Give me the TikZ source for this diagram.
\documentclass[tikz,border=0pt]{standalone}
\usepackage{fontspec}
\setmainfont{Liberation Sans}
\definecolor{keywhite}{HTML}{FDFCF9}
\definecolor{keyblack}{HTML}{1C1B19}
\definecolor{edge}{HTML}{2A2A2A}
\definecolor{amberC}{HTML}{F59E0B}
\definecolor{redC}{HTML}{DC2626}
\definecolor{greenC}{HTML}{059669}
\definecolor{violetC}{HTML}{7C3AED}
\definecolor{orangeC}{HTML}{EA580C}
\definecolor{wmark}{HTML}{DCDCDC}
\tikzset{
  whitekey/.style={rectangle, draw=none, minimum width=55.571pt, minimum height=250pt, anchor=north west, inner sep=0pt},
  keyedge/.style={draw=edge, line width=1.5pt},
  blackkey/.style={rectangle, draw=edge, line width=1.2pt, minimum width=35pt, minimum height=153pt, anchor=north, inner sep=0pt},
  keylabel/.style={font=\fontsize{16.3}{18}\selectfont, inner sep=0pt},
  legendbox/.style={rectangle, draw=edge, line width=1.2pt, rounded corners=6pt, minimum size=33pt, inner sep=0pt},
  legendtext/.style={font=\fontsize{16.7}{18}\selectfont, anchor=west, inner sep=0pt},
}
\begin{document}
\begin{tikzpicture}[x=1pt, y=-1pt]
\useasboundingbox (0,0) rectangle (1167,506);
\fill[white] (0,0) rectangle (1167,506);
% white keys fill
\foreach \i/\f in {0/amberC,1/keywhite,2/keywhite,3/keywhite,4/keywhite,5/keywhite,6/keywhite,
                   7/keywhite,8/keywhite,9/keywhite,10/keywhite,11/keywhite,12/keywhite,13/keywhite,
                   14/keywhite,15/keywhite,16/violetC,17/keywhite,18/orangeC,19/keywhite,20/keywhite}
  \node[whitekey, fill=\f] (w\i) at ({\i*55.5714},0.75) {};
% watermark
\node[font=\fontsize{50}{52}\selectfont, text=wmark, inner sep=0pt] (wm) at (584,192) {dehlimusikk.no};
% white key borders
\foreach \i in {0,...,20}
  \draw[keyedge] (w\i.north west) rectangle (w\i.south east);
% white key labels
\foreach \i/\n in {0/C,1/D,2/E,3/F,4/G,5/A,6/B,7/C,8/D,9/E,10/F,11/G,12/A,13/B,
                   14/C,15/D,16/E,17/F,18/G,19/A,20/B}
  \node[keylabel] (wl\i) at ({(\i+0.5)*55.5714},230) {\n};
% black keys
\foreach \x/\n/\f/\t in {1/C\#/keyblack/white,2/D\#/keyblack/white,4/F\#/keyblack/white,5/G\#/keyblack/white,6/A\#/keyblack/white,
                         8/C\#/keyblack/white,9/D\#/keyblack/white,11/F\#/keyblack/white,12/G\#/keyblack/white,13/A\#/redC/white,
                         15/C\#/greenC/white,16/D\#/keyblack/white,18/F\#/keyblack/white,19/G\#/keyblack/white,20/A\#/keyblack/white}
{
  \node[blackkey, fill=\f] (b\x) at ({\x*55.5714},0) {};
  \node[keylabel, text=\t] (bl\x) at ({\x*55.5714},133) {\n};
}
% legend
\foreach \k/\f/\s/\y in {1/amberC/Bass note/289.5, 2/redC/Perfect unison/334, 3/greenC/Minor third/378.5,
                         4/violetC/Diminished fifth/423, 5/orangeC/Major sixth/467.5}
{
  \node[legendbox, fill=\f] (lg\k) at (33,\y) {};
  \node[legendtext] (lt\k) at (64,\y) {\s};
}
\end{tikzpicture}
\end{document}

————

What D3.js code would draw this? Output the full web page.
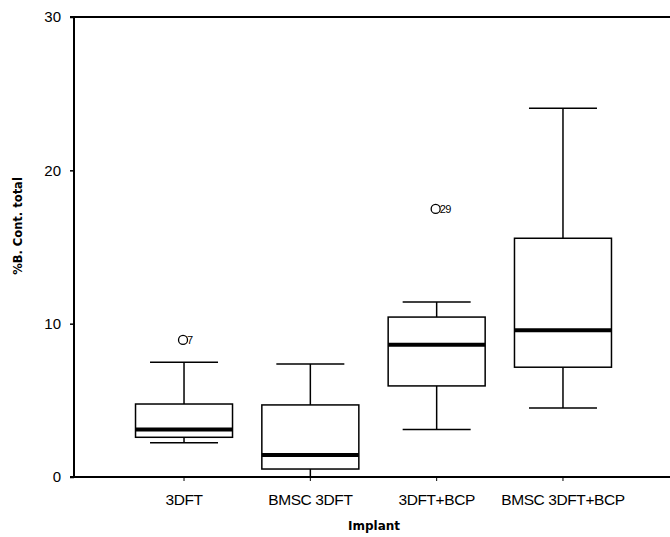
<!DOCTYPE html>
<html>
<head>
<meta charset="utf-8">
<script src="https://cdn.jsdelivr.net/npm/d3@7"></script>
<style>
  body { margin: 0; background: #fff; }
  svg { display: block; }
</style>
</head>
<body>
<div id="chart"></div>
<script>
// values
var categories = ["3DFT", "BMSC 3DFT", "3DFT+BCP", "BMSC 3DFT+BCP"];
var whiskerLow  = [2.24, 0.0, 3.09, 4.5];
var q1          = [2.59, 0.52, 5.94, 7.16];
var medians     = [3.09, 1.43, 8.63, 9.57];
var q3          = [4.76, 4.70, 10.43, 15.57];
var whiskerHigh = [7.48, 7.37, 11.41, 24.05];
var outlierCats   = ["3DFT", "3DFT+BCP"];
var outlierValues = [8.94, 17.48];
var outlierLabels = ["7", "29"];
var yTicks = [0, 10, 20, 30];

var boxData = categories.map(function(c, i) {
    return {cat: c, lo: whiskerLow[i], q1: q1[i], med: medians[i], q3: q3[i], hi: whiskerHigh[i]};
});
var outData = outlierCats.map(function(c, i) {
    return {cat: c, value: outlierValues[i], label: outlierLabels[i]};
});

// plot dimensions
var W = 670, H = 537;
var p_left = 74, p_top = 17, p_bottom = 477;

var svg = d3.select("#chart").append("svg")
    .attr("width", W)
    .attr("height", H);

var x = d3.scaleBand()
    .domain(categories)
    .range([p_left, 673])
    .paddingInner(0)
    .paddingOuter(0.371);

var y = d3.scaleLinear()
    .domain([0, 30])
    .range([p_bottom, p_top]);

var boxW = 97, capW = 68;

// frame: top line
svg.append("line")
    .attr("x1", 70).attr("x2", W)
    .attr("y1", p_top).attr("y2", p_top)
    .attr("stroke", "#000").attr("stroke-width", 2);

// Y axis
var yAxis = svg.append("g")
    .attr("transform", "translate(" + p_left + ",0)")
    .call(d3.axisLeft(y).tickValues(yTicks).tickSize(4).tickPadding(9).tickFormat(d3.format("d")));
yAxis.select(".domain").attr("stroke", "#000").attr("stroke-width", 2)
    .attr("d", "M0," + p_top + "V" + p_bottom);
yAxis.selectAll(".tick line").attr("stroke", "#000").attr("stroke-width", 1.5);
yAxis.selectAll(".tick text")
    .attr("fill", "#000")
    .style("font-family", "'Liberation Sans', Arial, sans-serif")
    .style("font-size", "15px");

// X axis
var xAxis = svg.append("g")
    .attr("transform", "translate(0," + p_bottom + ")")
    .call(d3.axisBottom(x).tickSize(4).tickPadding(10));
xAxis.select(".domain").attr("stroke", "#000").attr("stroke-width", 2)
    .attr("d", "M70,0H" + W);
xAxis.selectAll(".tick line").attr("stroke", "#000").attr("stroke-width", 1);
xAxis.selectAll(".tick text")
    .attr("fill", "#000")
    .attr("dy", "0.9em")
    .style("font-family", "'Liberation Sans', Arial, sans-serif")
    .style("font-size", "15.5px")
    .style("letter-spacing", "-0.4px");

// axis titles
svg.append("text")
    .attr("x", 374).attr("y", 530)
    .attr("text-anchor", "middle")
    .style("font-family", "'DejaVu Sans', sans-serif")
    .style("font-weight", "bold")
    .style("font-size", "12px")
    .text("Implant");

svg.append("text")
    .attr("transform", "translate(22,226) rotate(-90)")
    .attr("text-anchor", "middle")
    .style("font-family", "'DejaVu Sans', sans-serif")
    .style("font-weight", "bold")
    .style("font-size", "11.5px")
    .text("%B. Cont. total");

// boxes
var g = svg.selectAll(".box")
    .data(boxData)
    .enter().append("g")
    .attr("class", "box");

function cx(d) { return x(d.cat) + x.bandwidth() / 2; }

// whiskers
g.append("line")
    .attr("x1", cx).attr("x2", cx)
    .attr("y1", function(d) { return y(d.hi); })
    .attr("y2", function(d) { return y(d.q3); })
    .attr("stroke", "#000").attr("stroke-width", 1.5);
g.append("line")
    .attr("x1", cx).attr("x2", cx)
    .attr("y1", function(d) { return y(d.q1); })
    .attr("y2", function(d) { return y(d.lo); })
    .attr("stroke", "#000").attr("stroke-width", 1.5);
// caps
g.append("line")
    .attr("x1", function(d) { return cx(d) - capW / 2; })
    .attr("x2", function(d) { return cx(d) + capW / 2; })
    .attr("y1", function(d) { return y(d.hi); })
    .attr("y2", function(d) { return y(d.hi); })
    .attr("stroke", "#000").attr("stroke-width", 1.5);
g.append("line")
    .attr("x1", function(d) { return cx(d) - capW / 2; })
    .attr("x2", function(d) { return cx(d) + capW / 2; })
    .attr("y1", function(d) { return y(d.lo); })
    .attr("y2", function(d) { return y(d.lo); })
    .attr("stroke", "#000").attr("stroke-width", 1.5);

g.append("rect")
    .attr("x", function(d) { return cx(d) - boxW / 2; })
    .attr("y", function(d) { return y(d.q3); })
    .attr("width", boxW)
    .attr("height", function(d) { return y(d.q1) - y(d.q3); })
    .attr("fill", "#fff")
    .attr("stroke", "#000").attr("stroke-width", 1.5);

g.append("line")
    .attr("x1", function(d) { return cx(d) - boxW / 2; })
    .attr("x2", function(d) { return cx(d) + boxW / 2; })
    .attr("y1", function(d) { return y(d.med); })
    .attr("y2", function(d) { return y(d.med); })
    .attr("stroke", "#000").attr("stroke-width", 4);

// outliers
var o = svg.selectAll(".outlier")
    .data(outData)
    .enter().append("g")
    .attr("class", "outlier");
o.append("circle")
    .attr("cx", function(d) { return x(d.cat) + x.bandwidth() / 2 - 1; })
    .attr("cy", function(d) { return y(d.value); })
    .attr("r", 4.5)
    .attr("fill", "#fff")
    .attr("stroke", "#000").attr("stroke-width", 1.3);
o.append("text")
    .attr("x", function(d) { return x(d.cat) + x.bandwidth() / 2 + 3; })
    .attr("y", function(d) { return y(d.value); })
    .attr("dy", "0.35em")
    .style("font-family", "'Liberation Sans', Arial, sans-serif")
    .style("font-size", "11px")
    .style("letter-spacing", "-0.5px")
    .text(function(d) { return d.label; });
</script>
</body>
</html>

————

▸ **What the task requires**
Without the pictures, write out exactly the lines from the one that has "What D3.js code" down to the one that has "var yTicks = [0, 10, 20, 30];", both included.

▸ **Solution to this problem**
What D3.js code would draw this? Output the full web page.
<!DOCTYPE html>
<html>
<head>
<meta charset="utf-8">
<script src="https://cdn.jsdelivr.net/npm/d3@7"></script>
<style>
  body { margin: 0; background: #fff; }
  svg { display: block; }
</style>
</head>
<body>
<div id="chart"></div>
<script>
// values
var categories = ["3DFT", "BMSC 3DFT", "3DFT+BCP", "BMSC 3DFT+BCP"];
var whiskerLow  = [2.24, 0.0, 3.09, 4.5];
var q1          = [2.59, 0.52, 5.94, 7.16];
var medians     = [3.09, 1.43, 8.63, 9.57];
var q3          = [4.76, 4.70, 10.43, 15.57];
var whiskerHigh = [7.48, 7.37, 11.41, 24.05];
var outlierCats   = ["3DFT", "3DFT+BCP"];
var outlierValues = [8.94, 17.48];
var outlierLabels = ["7", "29"];
var yTicks = [0, 10, 20, 30];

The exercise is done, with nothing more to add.